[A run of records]
>>>>>
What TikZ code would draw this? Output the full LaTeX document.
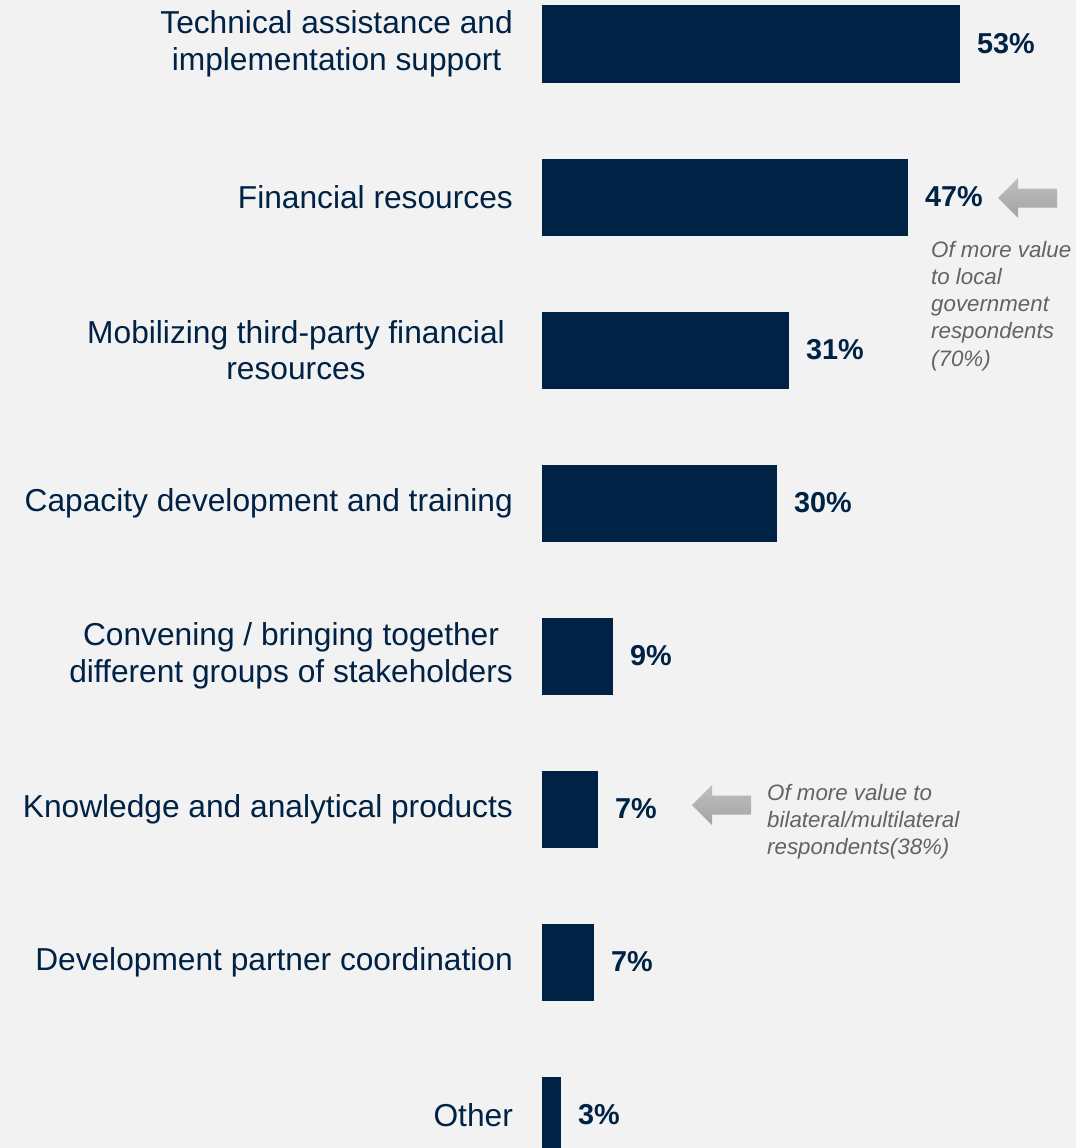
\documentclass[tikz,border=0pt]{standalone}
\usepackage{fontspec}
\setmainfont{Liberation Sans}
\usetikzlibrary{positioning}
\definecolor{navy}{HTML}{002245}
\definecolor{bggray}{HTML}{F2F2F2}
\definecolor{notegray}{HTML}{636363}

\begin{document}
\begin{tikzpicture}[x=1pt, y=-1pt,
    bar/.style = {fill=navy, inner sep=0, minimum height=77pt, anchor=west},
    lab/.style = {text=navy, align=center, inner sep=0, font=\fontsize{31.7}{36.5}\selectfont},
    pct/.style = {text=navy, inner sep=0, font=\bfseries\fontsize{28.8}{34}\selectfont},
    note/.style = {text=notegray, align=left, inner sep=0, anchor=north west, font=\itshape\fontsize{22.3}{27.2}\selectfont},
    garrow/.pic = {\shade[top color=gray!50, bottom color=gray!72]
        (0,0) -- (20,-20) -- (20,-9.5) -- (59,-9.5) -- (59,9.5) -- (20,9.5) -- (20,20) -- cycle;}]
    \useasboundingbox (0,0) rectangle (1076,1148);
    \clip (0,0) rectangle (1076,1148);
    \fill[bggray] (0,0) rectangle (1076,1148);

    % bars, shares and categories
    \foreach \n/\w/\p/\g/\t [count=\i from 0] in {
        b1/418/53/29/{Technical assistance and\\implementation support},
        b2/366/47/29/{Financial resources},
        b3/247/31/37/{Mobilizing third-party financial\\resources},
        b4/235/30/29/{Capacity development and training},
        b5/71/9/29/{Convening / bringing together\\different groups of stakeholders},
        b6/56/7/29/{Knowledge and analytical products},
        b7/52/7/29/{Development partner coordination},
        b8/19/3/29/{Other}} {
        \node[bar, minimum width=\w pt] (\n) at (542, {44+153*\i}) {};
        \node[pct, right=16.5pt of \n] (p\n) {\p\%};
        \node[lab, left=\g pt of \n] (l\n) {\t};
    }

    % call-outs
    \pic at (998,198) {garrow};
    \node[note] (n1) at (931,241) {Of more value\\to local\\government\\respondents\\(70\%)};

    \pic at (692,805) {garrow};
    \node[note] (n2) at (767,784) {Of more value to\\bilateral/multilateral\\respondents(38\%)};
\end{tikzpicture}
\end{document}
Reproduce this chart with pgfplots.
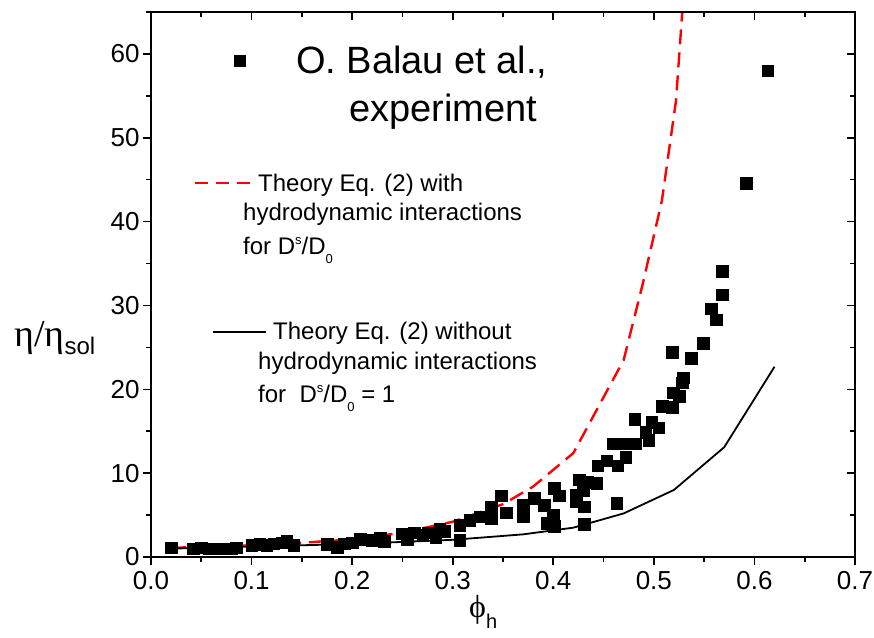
<<<<<
Show, from the material above, each line that includes the string "this".

What TikZ code would draw this? Output the full LaTeX document.
Reproduce this chart with pgfplots.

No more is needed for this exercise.